Our route would take us from the lake to a saddle on the south ridge, north along the ridge or just off it to the west to the summit block with a final class 3 scramble to the small summit.

We made the saddle easily, mostly on talus, scree and snow.   Lots of loose stuff on this route.  Helmets are a fine idea. From the saddle turn north and follow the ridge crest until a step forces you into a gully just to the west (climbers left).  It starts out scree filled and unfun but the going gets easier and rockier as you near the summit block.  We climbed straight up from the head of  the gully (class 2) to the craggy top of the west ridge and traversed east below cliffs to where the NE Ridge ends at the summit block.  Nothing too difficult until you reach the last 60' to the summit.

We lounged around on top for a while hoping the clouds would lift, but they didn't.  We were joined by 4 roped climbers finishing the NE route.  Eight of us on Black's small summit seemed like a crowd so we headed down, reversing our ascent route.

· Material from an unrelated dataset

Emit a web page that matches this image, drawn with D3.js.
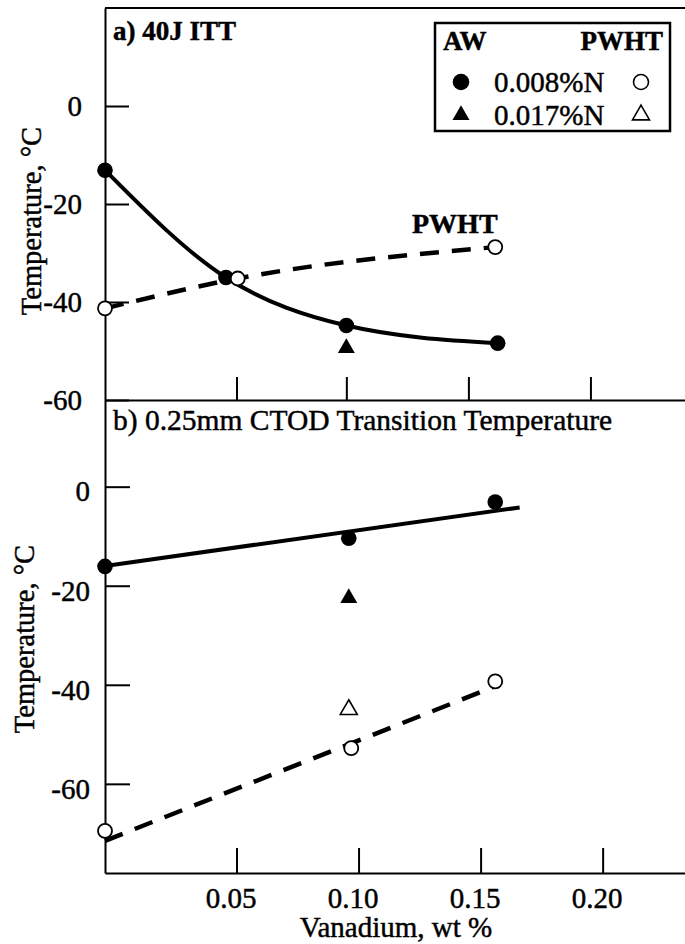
<!DOCTYPE html>
<html><head><meta charset="utf-8">
<script src="https://cdn.jsdelivr.net/npm/d3@7"></script>
<style>
body{margin:0;background:#fff}
svg text{font-family:"Liberation Serif","Times New Roman",serif;fill:#000;stroke:#000;stroke-width:0.45px}
</style>
</head><body><svg id="c" width="685" height="944"></svg>
<script>
// ---------------- data ----------------
const xTickValuesTop = [0.05, 0.095, 0.145, 0.195];
const xTickValuesBottom = [0.05, 0.10, 0.15, 0.20];
const xTickLabels = ["0.05", "0.10", "0.15", "0.20"];
const yTicksTop = [0, -20, -40, -60];
const yTicksBottom = [0, -20, -40, -60];

// panel a) 40J ITT  [vanadium wt%, temperature C]
const ittAW008 = [[0, -13.1], [0.046, -35.0], [0.095, -44.8], [0.157, -48.4]];
const ittAW017 = [[0.095, -49.4]];
const ittPWHT008 = [[0, -41.3], [0.0505, -35.2], [0.156, -28.8]];

// panel b) 0.25mm CTOD transition temperature
const ctodAW008 = [[0, -16.1], [0.096, -10.4], [0.156, -3.1]];
const ctodAW017 = [[0.096, -22.5]];
const ctodPWHT017 = [[0.096, -45.0]];
const ctodPWHT008 = [[0, -69.5], [0.097, -52.8], [0.156, -39.3]];
const ctodAWFit = [[0, -16], [0.166, -4.2]];
const ctodPWHTFit = [[0, -71.5], [0.155, -40.5]];

const legendRows = [
  {label: "0.008%N", shape: "circle"},
  {label: "0.017%N", shape: "triangle"}
];

// ---------------- layout ----------------
const svg = d3.select("#c");
const W = 685;
const x = d3.scaleLinear().domain([0, 0.05, 0.25]).range([105, 236.5, 724.7]);
const yA = d3.scaleLinear().domain([-60, 20]).range([400, 8]);
const yB = d3.scaleLinear().domain([-78, 17.5]).range([873, 400]);

const tri = d3.symbol().type(d3.symbolTriangle).size(125);

function styleAxis(g) {
  g.attr("font-family", null).attr("font-size", null);
  g.selectAll("path.domain").attr("stroke-width", 2);
  g.selectAll(".tick line").attr("stroke-width", 2);
  g.selectAll(".tick text").style("font-size", "29px");
}

// top border
svg.append("line").attr("x1", x(0)).attr("x2", W).attr("y1", yA(20)).attr("y2", yA(20))
  .attr("stroke", "#000").attr("stroke-width", 2);

// panel a axes
svg.append("g").attr("transform", `translate(${x(0)},0)`)
  .call(d3.axisLeft(yA).tickValues(yTicksTop).tickSize(-24).tickSizeOuter(0).tickPadding(23).tickFormat(d => String(d)))
  .call(styleAxis);
svg.append("g").attr("transform", `translate(0,${yA(-60)})`)
  .call(d3.axisTop(x).tickValues(xTickValuesTop).tickSize(23).tickSizeOuter(0).tickFormat(""))
  .call(styleAxis);

// panel b axes
const gyb = svg.append("g").attr("transform", `translate(${x(0)},0)`)
  .call(d3.axisLeft(yB).tickValues(yTicksBottom).tickSize(-25).tickSizeOuter(0).tickPadding(15).tickFormat(d => String(d)))
  .call(styleAxis);
gyb.selectAll(".tick text").attr("y", 5);
const gxb = svg.append("g").attr("transform", `translate(0,${yB(-78)})`)
  .call(d3.axisBottom(x).tickValues(xTickValuesBottom).tickSize(-25).tickSizeOuter(0).tickPadding(14).tickFormat((d, i) => xTickLabels[i]))
  .call(styleAxis);
gxb.selectAll(".tick text").attr("dx", -6);

// axis titles
svg.append("text").attr("transform", "translate(41,221) rotate(-90)")
  .attr("text-anchor", "middle").style("font-size", "28.5px").text("Temperature, °C");
svg.append("text").attr("transform", "translate(34,639) rotate(-90)")
  .attr("text-anchor", "middle").style("font-size", "28.5px").text("Temperature, °C");
svg.append("text").attr("x", 396).attr("y", 937)
  .attr("text-anchor", "middle").style("font-size", "29px").text("Vanadium, wt %");

// panel titles
svg.append("text").attr("x", 113).attr("y", 40).style("font-size", "27px").style("font-weight", "bold").text("a) 40J ITT");
svg.append("text").attr("x", 113).attr("y", 430).style("font-size", "29.5px").text("b) 0.25mm CTOD Transition Temperature");

// ---------------- lines ----------------
function lineGen(ys, curve) {
  return d3.line().x(d => x(d[0])).y(d => ys(d[1])).curve(curve || d3.curveLinear);
}
svg.append("path").attr("d", lineGen(yA, d3.curveMonotoneX)(ittAW008))
  .attr("fill", "none").attr("stroke", "#000").attr("stroke-width", 4);
svg.append("path").attr("d", lineGen(yA, d3.curveMonotoneX)(ittPWHT008))
  .attr("fill", "none").attr("stroke", "#000").attr("stroke-width", 4.5).attr("stroke-dasharray", "19,13");
svg.append("path").attr("d", lineGen(yB)(ctodAWFit))
  .attr("fill", "none").attr("stroke", "#000").attr("stroke-width", 4);
svg.append("path").attr("d", lineGen(yB)(ctodPWHTFit))
  .attr("fill", "none").attr("stroke", "#000").attr("stroke-width", 4.5).attr("stroke-dasharray", "19,13");

svg.append("text").attr("x", 412).attr("y", 233).style("font-size", "28px").style("font-weight", "bold").text("PWHT");

// ---------------- markers ----------------
function circles(data, ys, filled) {
  svg.append("g").selectAll("circle").data(data).join("circle")
    .attr("cx", d => x(d[0])).attr("cy", d => ys(d[1]))
    .attr("r", filled ? 7.8 : 7)
    .attr("fill", filled ? "#000" : "#fff")
    .attr("stroke", "#000").attr("stroke-width", filled ? 0 : 1.8);
}
function triangles(data, ys, filled) {
  svg.append("g").selectAll("path").data(data).join("path")
    .attr("transform", d => `translate(${x(d[0])},${ys(d[1])})`)
    .attr("d", tri)
    .attr("fill", filled ? "#000" : "#fff")
    .attr("stroke", "#000").attr("stroke-width", filled ? 0 : 1.6);
}
circles(ittAW008, yA, true);
triangles(ittAW017, yA, true);
circles(ittPWHT008, yA, false);
circles(ctodAW008, yB, true);
triangles(ctodAW017, yB, true);
triangles(ctodPWHT017, yB, false);
circles(ctodPWHT008, yB, false);

// ---------------- legend ----------------
const lg = svg.append("g");
lg.append("rect").attr("x", 435).attr("y", 23).attr("width", 235).attr("height", 108)
  .attr("fill", "#fff").attr("stroke", "#000").attr("stroke-width", 2.5);
lg.append("text").attr("x", 443).attr("y", 50).style("font-size", "27px").style("font-weight", "bold").text("AW");
lg.append("text").attr("x", 663).attr("y", 50).attr("text-anchor", "end").style("font-size", "27px").style("font-weight", "bold").text("PWHT");
legendRows.forEach((r, i) => {
  const cy = 82 + i * 33;
  lg.append("text").attr("x", 494).attr("y", cy + 9.5).style("font-size", "29px").text(r.label);
  if (r.shape === "circle") {
    lg.append("circle").attr("cx", 461).attr("cy", cy).attr("r", 8.3).attr("fill", "#000");
    lg.append("circle").attr("cx", 641).attr("cy", cy).attr("r", 7.5).attr("fill", "#fff").attr("stroke", "#000").attr("stroke-width", 1.6);
  } else {
    lg.append("path").attr("transform", `translate(461,${cy})`).attr("d", tri).attr("fill", "#000");
    lg.append("path").attr("transform", `translate(641,${cy})`).attr("d", tri).attr("fill", "#fff").attr("stroke", "#000").attr("stroke-width", 1.6);
  }
});
</script>
</body></html>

Julie wasn't interested in scrambling on this trip and opted to explore around Wing Lake and the waterfalls nearby. She met us on the snow field as we were descending.  I think a good morning was had by all.

An uneventful but long hike back to the cars.  We would have liked clear skies for the scramble, but the clouds lingering into the afternoon helped hold the temps down and made the hike out more pleasant.  Parting company with Neil at the TH we made a bee line for Cascadian Farms between Marblemount and Rockport on Hwy 20, arriving in time to get a bowl of killer blueberry ice cream and a coffee for the drive home.

Black Peak is one I'd do again in a heart beat.  It has a lot to offer.  Easy access on good trails, fine camping opportunities, a beautiful setting and a challenging scramble to cap everything off.

Directions:
Drive US Hwy 20 to Rainy Pass, go right into the picnic area parking lot and locate the Lake Ann trail.  Approx. 3 hours from seattle.